— START —

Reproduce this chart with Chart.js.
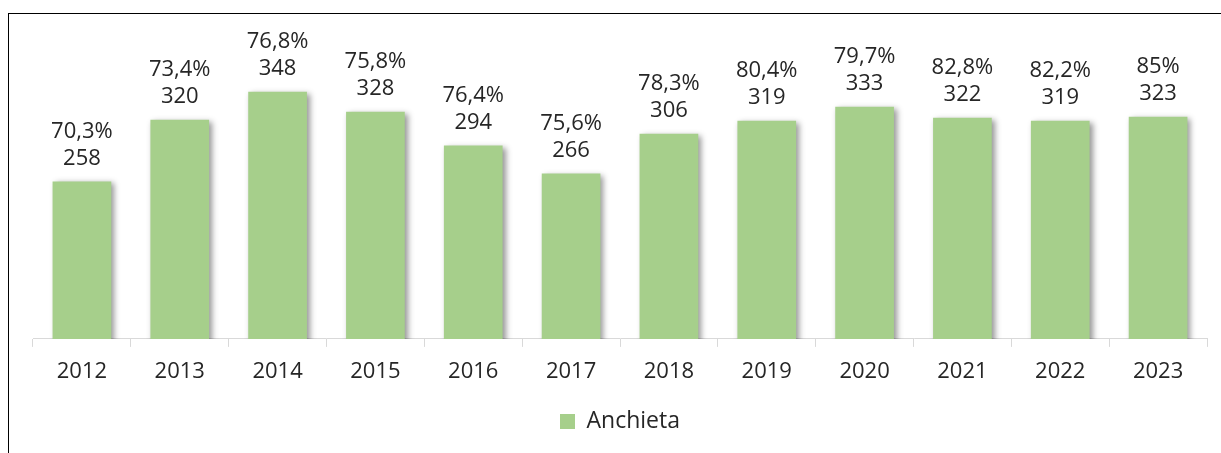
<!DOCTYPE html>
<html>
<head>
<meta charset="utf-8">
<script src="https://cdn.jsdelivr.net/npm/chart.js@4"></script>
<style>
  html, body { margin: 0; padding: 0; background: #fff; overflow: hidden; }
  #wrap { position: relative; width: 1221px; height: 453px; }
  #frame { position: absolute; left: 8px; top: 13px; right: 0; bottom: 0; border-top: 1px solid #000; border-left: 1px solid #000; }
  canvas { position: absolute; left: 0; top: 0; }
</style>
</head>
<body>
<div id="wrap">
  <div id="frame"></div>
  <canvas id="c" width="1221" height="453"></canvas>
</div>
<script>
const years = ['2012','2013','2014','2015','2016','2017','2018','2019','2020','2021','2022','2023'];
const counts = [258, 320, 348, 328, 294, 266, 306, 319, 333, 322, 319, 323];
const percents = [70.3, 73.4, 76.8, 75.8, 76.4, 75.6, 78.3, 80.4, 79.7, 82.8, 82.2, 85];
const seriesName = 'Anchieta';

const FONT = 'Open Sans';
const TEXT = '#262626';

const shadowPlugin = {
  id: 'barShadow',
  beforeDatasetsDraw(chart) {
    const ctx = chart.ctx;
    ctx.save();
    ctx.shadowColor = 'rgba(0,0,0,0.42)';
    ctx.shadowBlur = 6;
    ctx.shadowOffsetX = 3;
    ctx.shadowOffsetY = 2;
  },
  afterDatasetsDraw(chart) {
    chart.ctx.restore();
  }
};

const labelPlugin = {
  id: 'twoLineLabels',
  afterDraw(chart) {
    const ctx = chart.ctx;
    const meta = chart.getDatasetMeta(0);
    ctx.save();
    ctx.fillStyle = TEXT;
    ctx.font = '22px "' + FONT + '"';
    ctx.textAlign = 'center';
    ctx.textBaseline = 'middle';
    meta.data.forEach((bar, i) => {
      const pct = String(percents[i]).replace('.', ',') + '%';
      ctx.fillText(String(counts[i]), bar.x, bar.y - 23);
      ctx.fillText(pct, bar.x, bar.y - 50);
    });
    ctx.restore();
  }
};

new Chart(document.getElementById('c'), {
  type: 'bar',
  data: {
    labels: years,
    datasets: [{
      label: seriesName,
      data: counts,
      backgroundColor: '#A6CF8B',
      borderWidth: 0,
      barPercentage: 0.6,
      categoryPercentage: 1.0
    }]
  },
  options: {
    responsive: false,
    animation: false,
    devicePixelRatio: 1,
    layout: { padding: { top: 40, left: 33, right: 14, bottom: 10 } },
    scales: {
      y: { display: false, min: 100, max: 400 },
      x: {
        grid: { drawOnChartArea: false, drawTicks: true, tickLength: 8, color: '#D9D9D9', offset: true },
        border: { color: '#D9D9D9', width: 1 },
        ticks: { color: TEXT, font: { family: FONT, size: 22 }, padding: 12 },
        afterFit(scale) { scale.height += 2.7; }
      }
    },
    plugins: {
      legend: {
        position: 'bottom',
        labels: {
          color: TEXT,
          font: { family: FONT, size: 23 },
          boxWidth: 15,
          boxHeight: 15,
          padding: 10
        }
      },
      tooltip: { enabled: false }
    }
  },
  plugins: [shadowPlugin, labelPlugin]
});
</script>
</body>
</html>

— END —
— START —

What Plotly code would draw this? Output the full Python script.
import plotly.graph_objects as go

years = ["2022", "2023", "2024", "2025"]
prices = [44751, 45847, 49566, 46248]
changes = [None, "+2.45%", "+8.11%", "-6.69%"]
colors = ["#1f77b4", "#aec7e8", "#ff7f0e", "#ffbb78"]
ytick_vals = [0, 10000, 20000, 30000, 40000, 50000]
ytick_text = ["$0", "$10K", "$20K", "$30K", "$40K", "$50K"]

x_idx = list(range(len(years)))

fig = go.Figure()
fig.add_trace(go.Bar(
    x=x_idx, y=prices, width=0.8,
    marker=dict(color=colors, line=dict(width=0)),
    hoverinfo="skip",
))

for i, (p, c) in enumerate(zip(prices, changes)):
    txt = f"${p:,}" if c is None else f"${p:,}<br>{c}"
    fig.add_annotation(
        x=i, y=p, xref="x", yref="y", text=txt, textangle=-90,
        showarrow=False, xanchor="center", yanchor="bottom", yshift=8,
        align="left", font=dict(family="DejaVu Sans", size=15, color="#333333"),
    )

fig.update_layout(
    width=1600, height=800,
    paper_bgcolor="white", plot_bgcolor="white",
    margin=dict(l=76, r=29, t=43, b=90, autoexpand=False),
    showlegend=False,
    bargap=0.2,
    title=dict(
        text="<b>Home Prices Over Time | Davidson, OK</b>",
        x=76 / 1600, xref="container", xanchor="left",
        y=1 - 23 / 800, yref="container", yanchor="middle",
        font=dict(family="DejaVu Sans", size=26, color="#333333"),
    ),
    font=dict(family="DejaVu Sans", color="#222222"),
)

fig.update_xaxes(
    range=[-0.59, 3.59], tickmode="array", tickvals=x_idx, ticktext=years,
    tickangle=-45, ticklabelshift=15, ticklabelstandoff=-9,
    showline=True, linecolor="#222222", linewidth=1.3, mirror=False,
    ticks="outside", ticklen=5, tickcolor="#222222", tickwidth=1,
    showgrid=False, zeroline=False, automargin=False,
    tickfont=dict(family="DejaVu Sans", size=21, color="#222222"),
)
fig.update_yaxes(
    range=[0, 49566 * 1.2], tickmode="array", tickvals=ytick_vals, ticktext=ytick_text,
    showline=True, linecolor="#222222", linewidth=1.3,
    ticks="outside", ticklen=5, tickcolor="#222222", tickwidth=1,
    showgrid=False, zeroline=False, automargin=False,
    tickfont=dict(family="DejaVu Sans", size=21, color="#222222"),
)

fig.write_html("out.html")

— END —

What needs to be done. Your task is to give again the lines from the one containing "What Plotly code" to the one containing "import plotly.graph_objects as go", both lines included, exactly and without anything added.

The response.
What Plotly code would draw this? Output the full Python script.
import plotly.graph_objects as go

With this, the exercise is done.